Demo Impressions: Fortune Summoners
Recettear, Carpe Fulgar’s first import project for English speaking audiences, succeeded in large part because of its demo. A massive slice of the game, the Recettear demo worked so well because it was immediately apparent why we’d want to play it: Recettear was a snarky, action-packed shopping JRPG with a lot of cuteness but also with jokes that appealed to older players. We played the demo, got past our first impressions (“Otaku gibberish”) and bought the game en masse.
Fortune Summoners, their newest offering, isn’t quite as helped by a meaty demo. Not that I don’t appreciate it, but it won’t change your mind.
I’ll put my biases on the table, so you can compare your own: I’m not a huge fan of magical girls being cute and endearing. I love Japanese mechanics, but I prefer my RPG turn-based. I love schools. These are all what Fortune Summoners is: a cutesy, magical by way of not being magical girl moves to a new town and goes to a new school, a magic school. She fights monsters with her sword in a 2-D plain reminiscent of (but worlds from) Zelda 2. She has a stuffed animal she talks to at night, and it’s all so sweet I sometimes feel like I’m contracting diabetes.
That said, I liked the demo.
Where it gets me is its sword mechanics. Swordplay in games usually feels clumsy and random compared to the precision of guns, but here the swordfighting is tight. By giving you a bevy of useful directional attacks and making your base slash so utterly pathetic the game forces you to use some thought in combat. It’s nice. It’s very intelligent swordplay.
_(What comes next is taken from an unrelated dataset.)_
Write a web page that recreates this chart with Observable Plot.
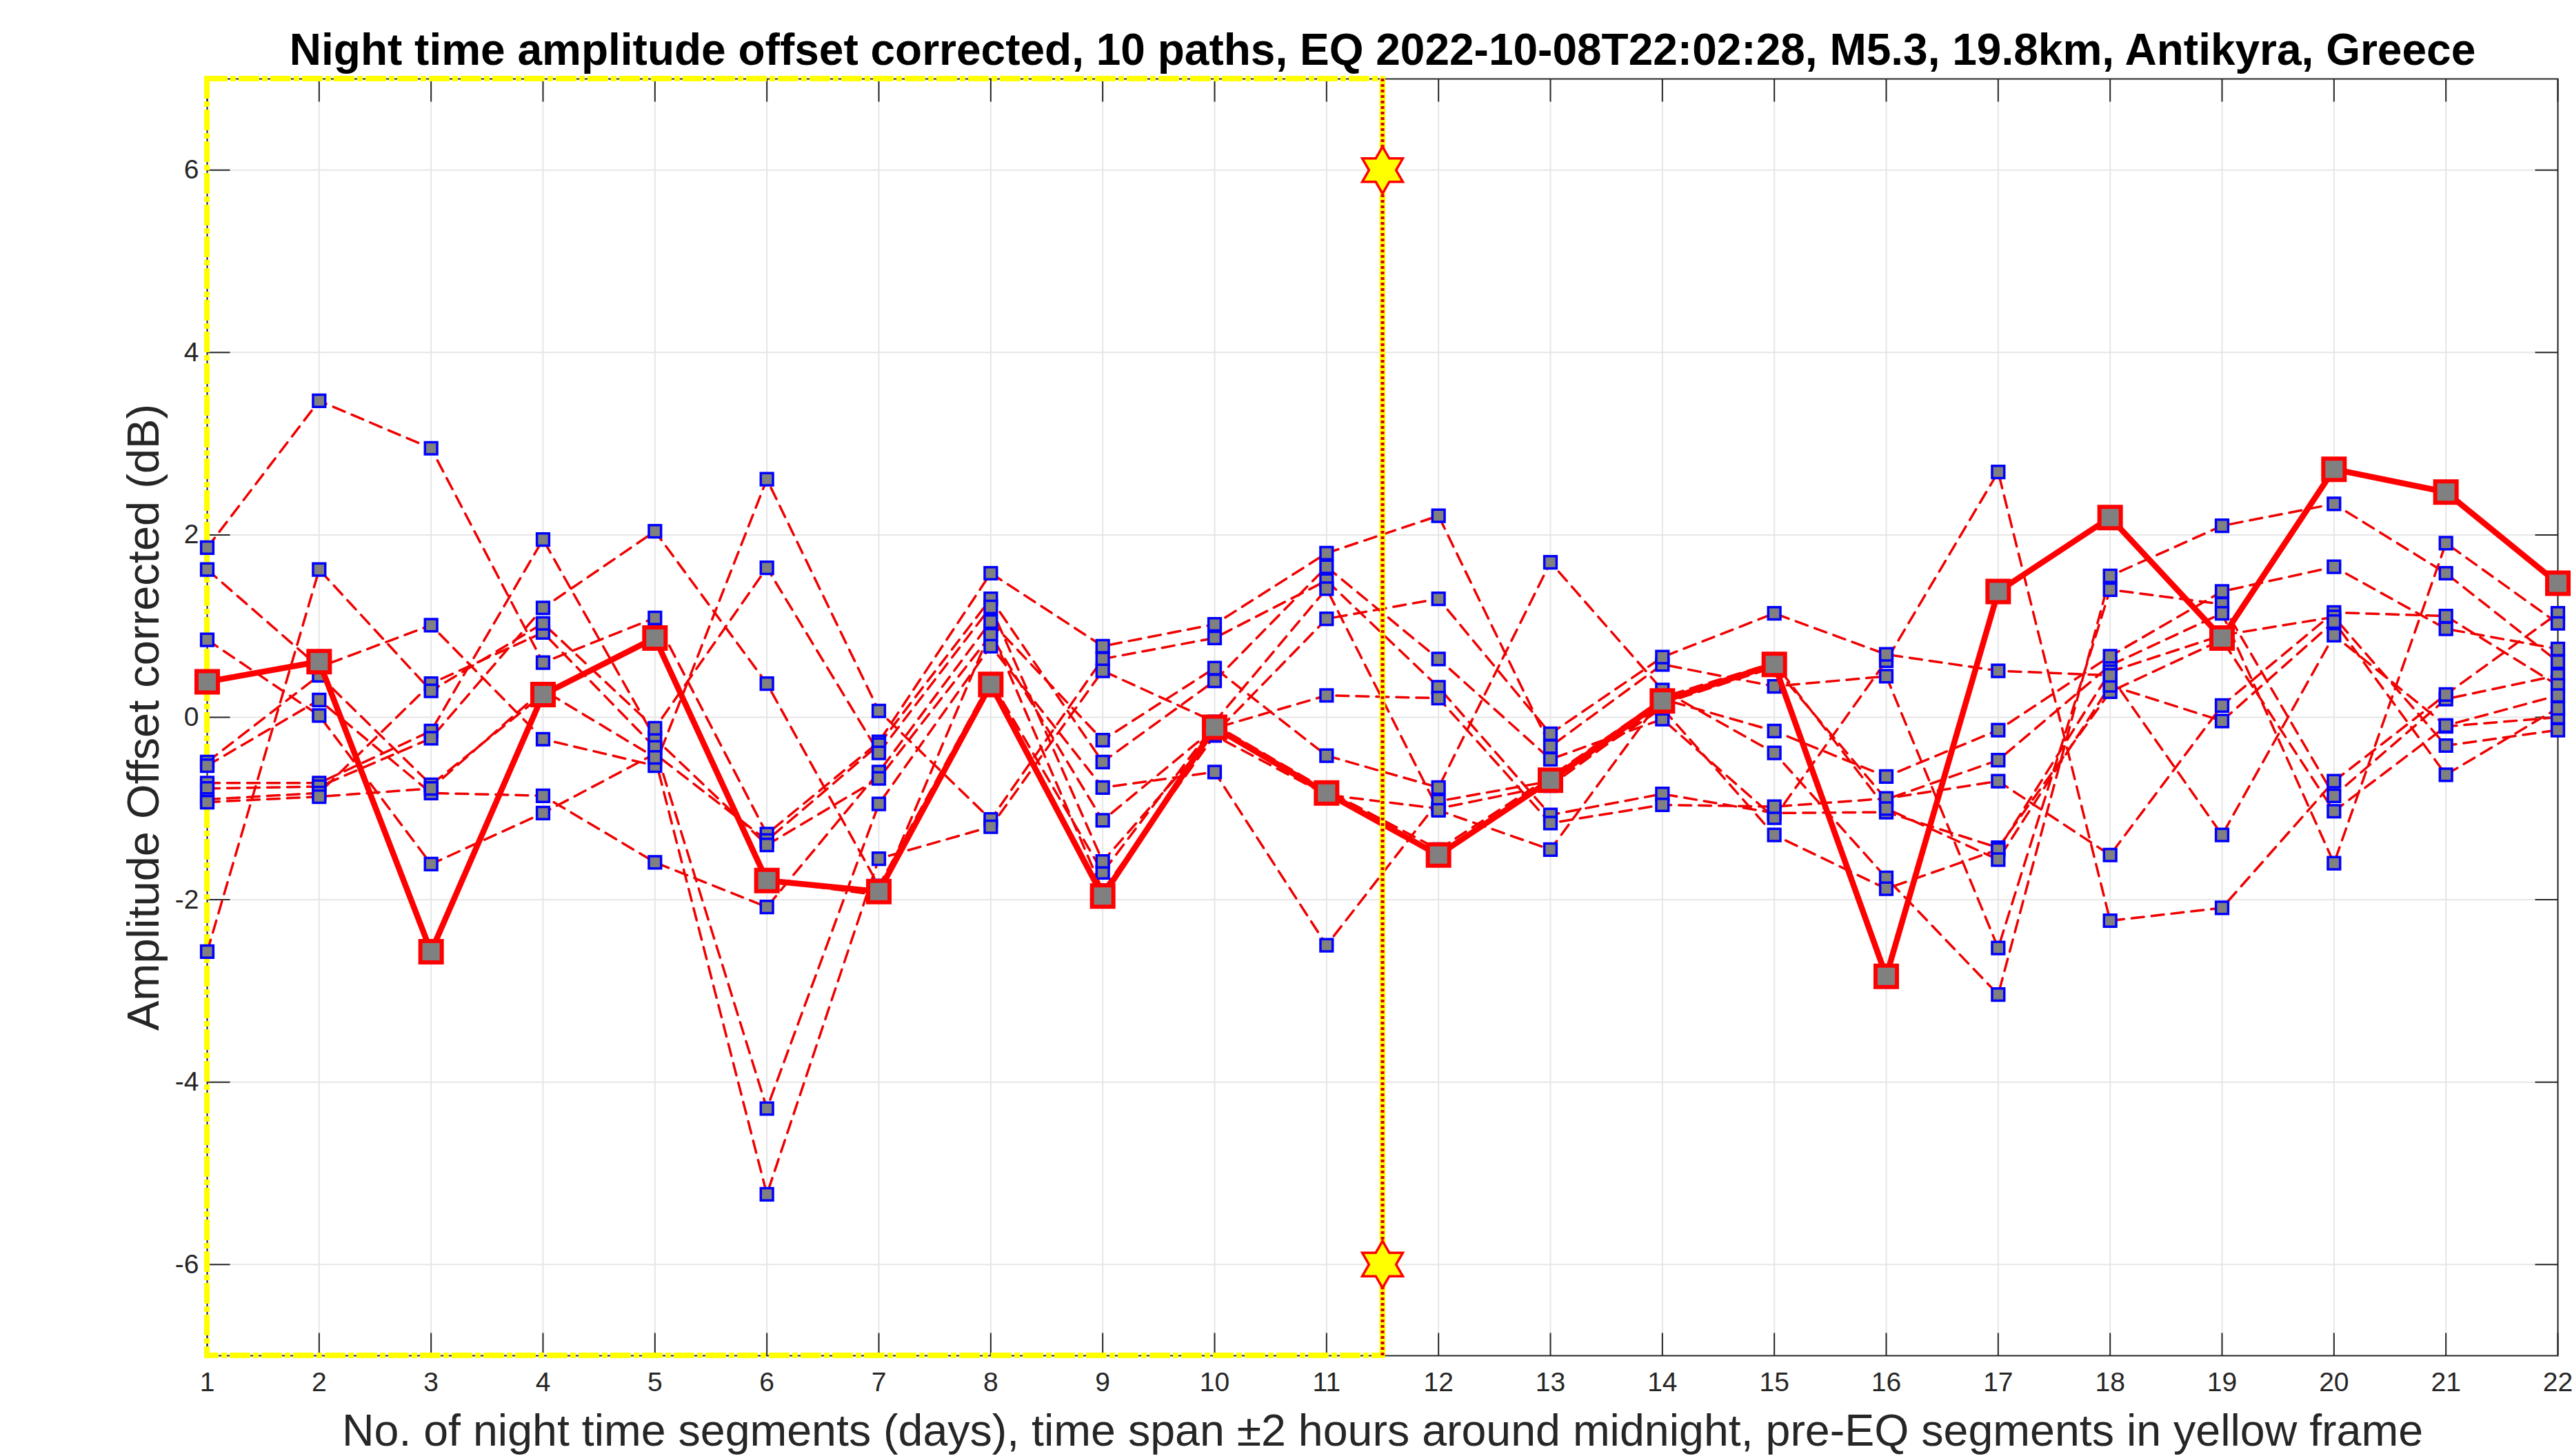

The problem it has is that it definitely gives a bad first impression. You’re going to walk out into the woods and try to slash everyone with your base attack, and it’s not going to work. You’re going to get murdered. It takes time to realize what’s what, how you’re supposed to play this game, and I felt the strong urge, after twenty minutes, to turn the thing off and give up completely.
Once you figure it out, though, it opens up. Combat feels a bit like a less punishing Souls game in two dimensions: movements have significant weight to them and combat feels like a very fast chessmatch. Again, at least I think it will, and even then I have a caveat. The enemies you fight early on—snakes, slimes, and bats—don’t move with a kind of predictable intelligence that would make them thrilling fights. Instead, they’re pretty random, launching into scripted attack patterns, and they don’t push the sword fighting very far. Could some enemies later in the game? Of course they could! But this is a reason why the demo doesn’t quite succeed like Recettear’s: there’s no fulfillment of the ideas promised.
The other problem, a real, legitimate problem, is the running. The ground in this fantasy world is made of butter, I swear, and just walking up to an enemy is bound to challenge you for a while. It counteracts the game’s overall tightness, and it makes it very difficult, sometimes, to get into situations where the combat is exciting. Even if there are more interesting enemies later in the game, their presence might be mitigated by the sliding movement.
The cuteness doesn’t have Tear’s mitigating factor, either. There’s no snark here, just wholesome girls going off on quests into vaguely magical caves. As playdates. No one’s breaking the veneer of sugary charm, and I’m not quite sure I can take a full game of that.
That being said, this is a game that does what it does extremely competently. If you think a magical girl going to school with other magical girls in an action/rpg sounds like a brilliant time then you’ll love it. If you don’t, this demo will do nothing to dispel those notions. That’s why it’s less effective than Recettear’s: it won’t open up the market for the game besides Carpe Fulgar’s target, but instead will probably alienate buyers. Then again, with the price point they’ve (smartly, it should be said) settled on, a demo is practically necessity: for good or ill, no one impulse buys non-AAA games for more than $10 anymore. So this feels much more like an obligation demo than Recettear‘s, and it won’t change your mind about the game. By the same token, as someone at least in proximity to the target market, I’m still interested in checking the game out when it releases mid January.